An anecdote: Looking back, I remember a point during my freshmen year of college at UWEC when I sought critical engagement with my saxophone teacher from high school, Sue Orfield.  As an interview assignment for Theresa Kemp’s 200-level Women’s literature course that Spring, I needed to find a female in who had made and impact on my life and ask about her views on feminism. I chose a direct approach, and I asked Sue, “What are your thoughts on feminism as one of the only professional female jazz and rock saxophonists in the Midwest and country?” To my dismay, she quickly answered that feminism had nothing to do with it, ever. She had only ever cared for the music, and that her experiences were largely shaped by her life as a musician, and not as a woman.  At the time, I didn’t recognize that her answer might have been her choice to encourage me, but I already knew and had felt barriers as a jazz musician due to my gender. In this example, I learned a lot about myself and the kind of thinking I wished to pursue. For Dr. Kemp’s class, I wrote about how I wanted to pursue the question of why my gender seemed to bother me so much in the music field; I knew I wouldn’t be satisfied blindingly striving ahead and ignoring the complexities of this. In this way, through Dr. Kemp’s assignment, I demanded engaged pedagogy, and even began to work toward my own self-actualization as a student by recognizing I needed more time to think about gender and society, rather than rehearsals and private saxophone lessons. Sure, I could have pursued both, but at that time I needed a more safer home and I chose to pursue English.
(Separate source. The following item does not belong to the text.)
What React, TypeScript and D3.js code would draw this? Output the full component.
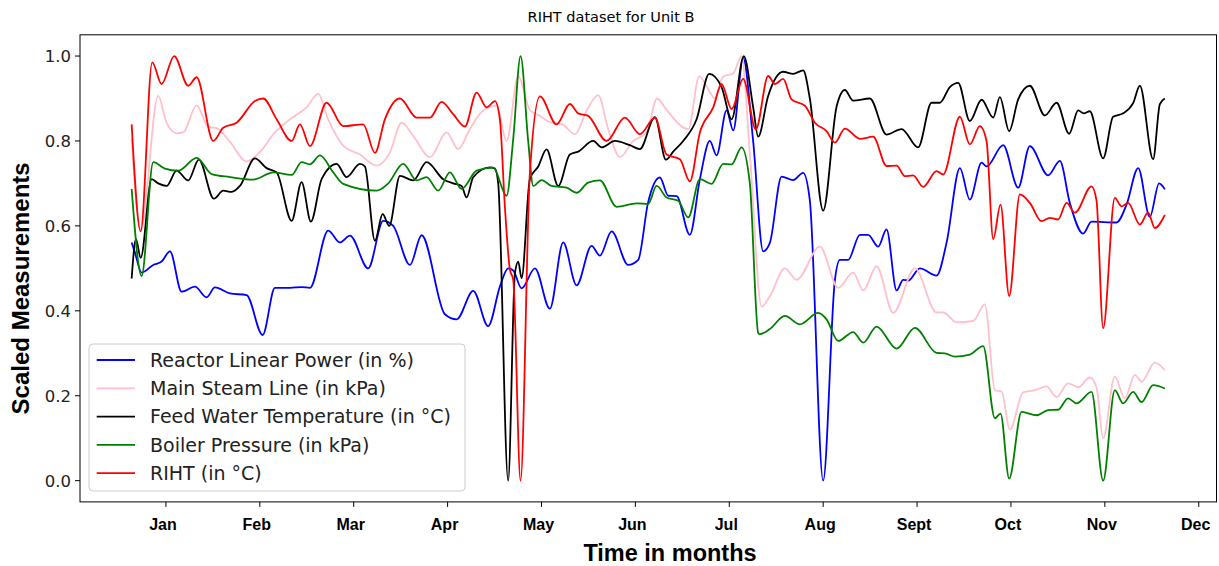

It is difficult to ignore the conditions under which public schooling in many states exits and the public image of public schools and their teachers. With atrocious cuts to funding and demoralizing legislation that devalues teachers as professional, it will take all teachers building authentic relationships with their students to fix America’s schools in the public’s eye. hooks goes on to describe further ways in which teachers can empower students, and many of these I feel school administrators and school boards should use to empower teachers and citizens: “empowerment cannot happen if we refuse to be vulnerable while encouraging students to take risks...most professors must practice being vulnerable in the classroom, being wholly present in mind, body, and spirit” (21). Our culture and American politics resist this philosophy, but hooks reminds us that progress demands taking risks and building sites of resistance.  These sites of resistance must become our school as centers of engaged pedagogy.